● WRITTEN INSTRUCTION: Review the material and extract every line in which the word "chart" occurs.
--- begin INFORMATION SHOWN ---
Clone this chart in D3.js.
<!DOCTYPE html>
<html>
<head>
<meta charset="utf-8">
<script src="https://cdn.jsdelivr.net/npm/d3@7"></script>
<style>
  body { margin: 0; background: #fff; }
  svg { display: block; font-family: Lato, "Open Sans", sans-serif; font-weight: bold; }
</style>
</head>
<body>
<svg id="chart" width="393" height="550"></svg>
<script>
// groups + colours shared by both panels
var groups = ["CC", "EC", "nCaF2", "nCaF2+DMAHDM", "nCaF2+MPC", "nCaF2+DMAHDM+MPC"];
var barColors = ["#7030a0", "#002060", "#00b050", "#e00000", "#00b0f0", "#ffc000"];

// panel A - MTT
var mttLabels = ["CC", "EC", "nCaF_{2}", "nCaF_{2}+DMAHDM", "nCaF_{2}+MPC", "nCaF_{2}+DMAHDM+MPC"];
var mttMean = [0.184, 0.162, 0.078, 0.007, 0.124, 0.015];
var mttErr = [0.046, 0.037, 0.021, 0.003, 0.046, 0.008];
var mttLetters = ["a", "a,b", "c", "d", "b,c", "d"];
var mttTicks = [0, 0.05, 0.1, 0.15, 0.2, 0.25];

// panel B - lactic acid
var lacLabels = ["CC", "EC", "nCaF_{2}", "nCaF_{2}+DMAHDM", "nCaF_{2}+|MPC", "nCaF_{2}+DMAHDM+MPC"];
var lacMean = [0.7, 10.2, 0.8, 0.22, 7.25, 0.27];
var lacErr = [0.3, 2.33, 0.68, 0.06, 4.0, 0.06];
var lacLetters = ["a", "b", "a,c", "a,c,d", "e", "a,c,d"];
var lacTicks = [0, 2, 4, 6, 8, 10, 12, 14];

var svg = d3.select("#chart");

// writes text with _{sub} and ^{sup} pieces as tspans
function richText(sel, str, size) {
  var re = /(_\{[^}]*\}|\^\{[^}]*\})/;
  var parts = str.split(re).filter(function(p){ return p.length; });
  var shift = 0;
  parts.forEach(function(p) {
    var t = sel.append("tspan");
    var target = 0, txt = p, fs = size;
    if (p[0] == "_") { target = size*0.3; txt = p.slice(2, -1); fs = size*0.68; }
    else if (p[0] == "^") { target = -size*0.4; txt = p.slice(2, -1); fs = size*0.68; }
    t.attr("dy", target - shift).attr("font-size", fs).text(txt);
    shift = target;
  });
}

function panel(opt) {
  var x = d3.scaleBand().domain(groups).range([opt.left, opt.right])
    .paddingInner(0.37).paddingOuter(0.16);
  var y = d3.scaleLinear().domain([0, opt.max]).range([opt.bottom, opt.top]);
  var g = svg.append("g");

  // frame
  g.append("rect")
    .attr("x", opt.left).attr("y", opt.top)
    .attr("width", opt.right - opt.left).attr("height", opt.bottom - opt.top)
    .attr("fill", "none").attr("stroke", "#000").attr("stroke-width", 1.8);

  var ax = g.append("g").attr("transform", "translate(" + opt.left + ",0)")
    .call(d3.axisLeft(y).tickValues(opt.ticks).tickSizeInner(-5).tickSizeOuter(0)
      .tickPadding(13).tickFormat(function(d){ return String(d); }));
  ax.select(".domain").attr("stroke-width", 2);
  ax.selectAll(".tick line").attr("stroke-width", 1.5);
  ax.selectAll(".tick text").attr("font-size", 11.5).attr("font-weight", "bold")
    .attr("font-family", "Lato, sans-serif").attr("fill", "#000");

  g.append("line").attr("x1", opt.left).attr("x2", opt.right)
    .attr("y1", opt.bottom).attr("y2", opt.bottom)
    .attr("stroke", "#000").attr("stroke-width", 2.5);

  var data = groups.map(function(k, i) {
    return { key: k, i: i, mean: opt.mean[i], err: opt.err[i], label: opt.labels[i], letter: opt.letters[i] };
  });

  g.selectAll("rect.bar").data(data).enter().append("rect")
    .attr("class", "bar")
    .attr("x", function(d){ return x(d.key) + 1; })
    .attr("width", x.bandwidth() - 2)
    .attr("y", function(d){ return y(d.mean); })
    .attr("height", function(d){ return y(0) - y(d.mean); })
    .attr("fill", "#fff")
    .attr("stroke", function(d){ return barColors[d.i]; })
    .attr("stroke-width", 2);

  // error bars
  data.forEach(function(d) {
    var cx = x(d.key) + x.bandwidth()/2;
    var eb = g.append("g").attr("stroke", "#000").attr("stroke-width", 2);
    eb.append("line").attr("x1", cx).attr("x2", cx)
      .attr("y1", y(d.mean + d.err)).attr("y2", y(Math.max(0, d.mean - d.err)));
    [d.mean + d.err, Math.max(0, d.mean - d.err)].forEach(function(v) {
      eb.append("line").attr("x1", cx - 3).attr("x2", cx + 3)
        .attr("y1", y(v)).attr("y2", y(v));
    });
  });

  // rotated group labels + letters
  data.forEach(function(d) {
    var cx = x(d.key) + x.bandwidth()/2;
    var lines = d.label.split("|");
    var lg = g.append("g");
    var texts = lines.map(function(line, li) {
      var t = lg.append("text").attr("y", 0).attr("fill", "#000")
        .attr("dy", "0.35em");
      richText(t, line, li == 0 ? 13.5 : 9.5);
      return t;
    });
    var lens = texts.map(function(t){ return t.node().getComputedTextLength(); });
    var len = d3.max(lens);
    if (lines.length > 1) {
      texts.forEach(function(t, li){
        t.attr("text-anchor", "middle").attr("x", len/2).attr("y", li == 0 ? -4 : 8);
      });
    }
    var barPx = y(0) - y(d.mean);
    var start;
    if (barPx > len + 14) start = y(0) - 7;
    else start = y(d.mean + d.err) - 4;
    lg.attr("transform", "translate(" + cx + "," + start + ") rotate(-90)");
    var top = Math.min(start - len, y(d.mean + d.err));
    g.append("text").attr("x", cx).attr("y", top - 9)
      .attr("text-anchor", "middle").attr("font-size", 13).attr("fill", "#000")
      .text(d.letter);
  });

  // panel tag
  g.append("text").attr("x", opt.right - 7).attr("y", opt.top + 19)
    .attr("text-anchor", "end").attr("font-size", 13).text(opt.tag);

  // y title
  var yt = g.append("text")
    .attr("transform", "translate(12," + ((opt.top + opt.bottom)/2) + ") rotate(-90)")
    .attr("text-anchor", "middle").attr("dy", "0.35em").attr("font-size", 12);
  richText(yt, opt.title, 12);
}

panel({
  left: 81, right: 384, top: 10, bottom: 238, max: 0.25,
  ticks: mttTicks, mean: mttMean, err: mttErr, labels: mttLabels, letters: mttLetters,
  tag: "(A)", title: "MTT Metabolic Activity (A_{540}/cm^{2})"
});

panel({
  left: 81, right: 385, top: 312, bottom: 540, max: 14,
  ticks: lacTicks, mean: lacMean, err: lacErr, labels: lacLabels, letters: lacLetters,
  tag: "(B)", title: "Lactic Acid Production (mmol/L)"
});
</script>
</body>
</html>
--- end INFORMATION SHOWN ---
--- begin INFORMATION SHOWN ---
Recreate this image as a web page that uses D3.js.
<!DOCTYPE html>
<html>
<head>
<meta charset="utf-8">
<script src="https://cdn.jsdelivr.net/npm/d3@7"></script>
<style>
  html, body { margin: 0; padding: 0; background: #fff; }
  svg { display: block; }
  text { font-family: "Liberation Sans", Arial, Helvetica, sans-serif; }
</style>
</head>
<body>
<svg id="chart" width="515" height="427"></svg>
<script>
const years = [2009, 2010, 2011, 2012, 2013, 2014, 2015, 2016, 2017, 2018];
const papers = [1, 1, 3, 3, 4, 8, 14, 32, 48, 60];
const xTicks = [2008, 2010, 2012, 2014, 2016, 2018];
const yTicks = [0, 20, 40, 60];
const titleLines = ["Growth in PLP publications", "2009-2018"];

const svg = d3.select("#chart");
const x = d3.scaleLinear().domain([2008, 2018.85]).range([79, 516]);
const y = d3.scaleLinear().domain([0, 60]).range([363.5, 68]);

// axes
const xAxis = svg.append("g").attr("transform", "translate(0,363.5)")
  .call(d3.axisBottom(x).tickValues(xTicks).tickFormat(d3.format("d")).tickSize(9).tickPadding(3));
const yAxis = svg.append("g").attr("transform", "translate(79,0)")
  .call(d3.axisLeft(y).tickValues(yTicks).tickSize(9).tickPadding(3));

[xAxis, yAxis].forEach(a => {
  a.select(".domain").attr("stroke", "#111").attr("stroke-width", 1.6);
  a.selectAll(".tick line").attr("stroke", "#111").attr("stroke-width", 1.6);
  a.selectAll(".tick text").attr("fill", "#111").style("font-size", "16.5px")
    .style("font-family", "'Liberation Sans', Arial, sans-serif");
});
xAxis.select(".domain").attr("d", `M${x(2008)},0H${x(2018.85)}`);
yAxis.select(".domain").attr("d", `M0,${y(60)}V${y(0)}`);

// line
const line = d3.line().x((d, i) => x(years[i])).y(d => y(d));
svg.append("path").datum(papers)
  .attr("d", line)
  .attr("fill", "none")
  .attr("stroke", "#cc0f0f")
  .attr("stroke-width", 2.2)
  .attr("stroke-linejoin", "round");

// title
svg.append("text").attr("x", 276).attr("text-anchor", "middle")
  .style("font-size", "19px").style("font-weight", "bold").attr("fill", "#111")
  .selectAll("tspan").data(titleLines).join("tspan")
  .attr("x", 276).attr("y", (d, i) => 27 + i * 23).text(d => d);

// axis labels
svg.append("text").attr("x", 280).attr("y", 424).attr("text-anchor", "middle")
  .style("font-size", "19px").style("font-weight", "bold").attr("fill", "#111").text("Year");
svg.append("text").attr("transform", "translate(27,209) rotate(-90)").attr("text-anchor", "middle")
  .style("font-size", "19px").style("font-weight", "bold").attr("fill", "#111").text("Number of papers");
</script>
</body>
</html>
--- end INFORMATION SHOWN ---
● WRITTEN ANSWER:
Clone this chart in D3.js.
<svg id="chart" width="393" height="550"></svg>
var svg = d3.select("#chart");
<svg id="chart" width="515" height="427"></svg>
const svg = d3.select("#chart");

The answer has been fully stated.